The sparring mother and daughter (Violet and Barbara) are the heart of AUGUST, and the movie gets it half right. Meryl Streep has, of course, made a career out of virtually reinventing herself in every role, but it’s no less astonishing because it’s familiar, and though she’s oddly cast as Violet, she brings to it fierce intelligence and (no surprise) bravura technique. (I’m guessing audiences will be especially taken with Streep if they didn’t see the original Violet, Deanna Dunagan, who gave an unforgettable, highly idiosyncratic performance.)

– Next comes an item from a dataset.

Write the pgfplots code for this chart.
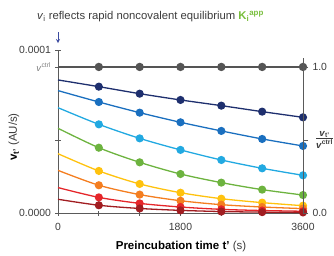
\documentclass[border=0pt]{standalone}
\usepackage{pgfplots}
\pgfplotsset{compat=1.18}
\usepackage{fontspec}
\setmainfont{Liberation Sans}
\definecolor{cnavy}{RGB}{30,47,110}
\definecolor{cblue}{RGB}{26,111,191}
\definecolor{clblue}{RGB}{34,169,225}
\definecolor{cgreen}{RGB}{109,179,63}
\definecolor{cyellow}{RGB}{255,194,14}
\definecolor{corange}{RGB}{244,126,32}
\definecolor{cred}{RGB}{229,38,42}
\definecolor{cdred}{RGB}{161,29,33}
\definecolor{cgray}{RGB}{85,85,85}
\definecolor{axgray}{RGB}{90,90,90}
\definecolor{txt}{RGB}{60,60,60}
\definecolor{kgreen}{RGB}{120,190,60}
\definecolor{arrowblue}{RGB}{60,75,160}
\begin{document}
\begin{tikzpicture}
\path[use as bounding box] (-58pt,-42pt) rectangle (276pt,213pt);
\pgfplotsset{
  every axis/.append style={
    scale only axis, width=245pt,
    xmin=0, xmax=3600, ymin=0,
    tick style={axgray, line width=0.8pt},
    tick align=outside, major tick length=5pt,
    tick label style={font=\fontsize{10.4}{12}\selectfont, text=txt},
    /pgf/number format/assume math mode=true,
  },
  myline/.style={line width=1.3pt, smooth, mark=*, mark size=3.4pt, mark indices={2,3,4,5,6,7}},
}
\begin{axis}[
  height=163pt, ymax=1.116,
  axis x line=bottom, axis y line=left,
  axis line style={axgray, line width=0.9pt, -},
  xtick={0,600,1200,1800,2400,3000,3600},
  xticklabels={0,,,1800,,,3600},
  xticklabel style={yshift=-4pt},
  ytick={0,0.5,1,1.116},
  yticklabels={0.0000,,{\textcolor{gray}{\fontsize{9.5}{10}\selectfont\textit{v}\textsuperscript{ctrl}}},0.0001},
  yticklabel style={xshift=-1pt},
  clip=false,
]
\addplot[myline, color=cgray, line width=1.5pt] coordinates {(0,1) (600,1) (1200,1) (1800,1) (2400,1) (3000,1) (3600,1)};
\addplot[myline, color=cnavy] coordinates {(0,0.911) (600,0.865) (1200,0.817) (1800,0.774) (2400,0.735) (3000,0.694) (3600,0.655)};
\addplot[myline, color=cblue] coordinates {(0,0.838) (600,0.760) (1200,0.687) (1800,0.621) (2400,0.562) (3000,0.507) (3600,0.459)};
\addplot[myline, color=clblue] coordinates {(0,0.721) (600,0.607) (1200,0.511) (1800,0.432) (2400,0.363) (3000,0.306) (3600,0.258)};
\addplot[myline, color=cgreen] coordinates {(0,0.580) (600,0.447) (1200,0.347) (1800,0.267) (2400,0.208) (3000,0.160) (3600,0.123)};
\addplot[myline, color=cyellow] coordinates {(0,0.406) (600,0.288) (1200,0.199) (1800,0.139) (2400,0.098) (3000,0.071) (3600,0.050)};
\addplot[myline, color=corange] coordinates {(0,0.292) (600,0.190) (1200,0.126) (1800,0.084) (2400,0.057) (3000,0.041) (3600,0.030)};
\addplot[myline, color=cred] coordinates {(0,0.174) (600,0.107) (1200,0.066) (1800,0.041) (2400,0.025) (3000,0.017) (3600,0.012)};
\addplot[myline, color=cdred] coordinates {(0,0.094) (600,0.053) (1200,0.031) (1800,0.018) (2400,0.010) (3000,0.006) (3600,0.004)};
\end{axis}
\begin{axis}[
  height=155pt, ymax=1.062,
  axis x line=none, axis y line*=right,
  axis line style={axgray, line width=0.9pt, -},
  ytick={0,0.5,1},
  yticklabels={0.0,,1.0},
  yticklabel style={xshift=1pt},
]
\end{axis}
% texts
\node[anchor=west, inner sep=0pt, text=txt, font=\fontsize{11.3}{13}\selectfont] at (-21pt,196pt)
  {\textit{v}\textsubscript{i} reflects rapid noncovalent equilibrium \textcolor{kgreen}{\textbf{K}\textsubscript{\textbf{i}}\textsuperscript{\textbf{app}}}};
\draw[arrowblue, line width=0.8pt, ->, >=stealth] (0pt,181pt) -- (0pt,170pt);
\node[rotate=90, text=black, font=\fontsize{11.5}{13}\selectfont] at (-44pt,76pt)
  {\textbf{v}\textsubscript{\textbf{t'}} \textcolor{txt}{(AU/s)}};
\node[text=black, font=\fontsize{11.5}{13}\selectfont] at (123pt,-34pt)
  {\textbf{Preincubation time t'} \textcolor{txt}{(s)}};
\node[anchor=west, inner sep=0pt, text=txt, font=\fontsize{9.6}{11}\selectfont] at (258pt,73pt)
  {\begin{tabular}{@{}c@{}}\textbf{\textit{v}}\textsubscript{\textbf{t'}}\\[-2pt]\hline\rule{0pt}{10pt}\textbf{\textit{v}}\textsuperscript{\textbf{ctrl}}\end{tabular}};
\end{tikzpicture}
\end{document}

Julia Roberts doesn’t come close to meeting Streep halfway – her idea of dramatic acting is to be drab and enervated, and it’s all so small scale that even the sure-fire laugh lines don’t land. But again in the plus column, there’s good work by Chris Cooper, Margo Martindale and especially Sam Shepard, who is spellbinding without seeming to raise his voice above a whisper. (AUGUST doesn’t get any better than the first ten minutes, which belong to Shepard.) I also liked Juliette Lewis, whose frenetic style works well here. Some oddball casting choices pay off (Benedict Cumberbatch), some don’t (Ewan McGregor – between his scenes, I kept forgetting he was in it).
But ultimately, it’s often impossible to forget (with the women, especially) that you’re watching movie stars. Julianne Nicholson gives a sweet performance as Ivy, the sad-sack daughter, but you can’t not notice that she’s great-looking: a decent haircut and a swipe of lipstick, and she could be modeling. No amount of pouting and harsh light can disguise Julia Robert’s $40,000,000 bone structure.
Still, I’d recommend it – cautiously, to those who loved the play; strongly, to those who didn’t see it.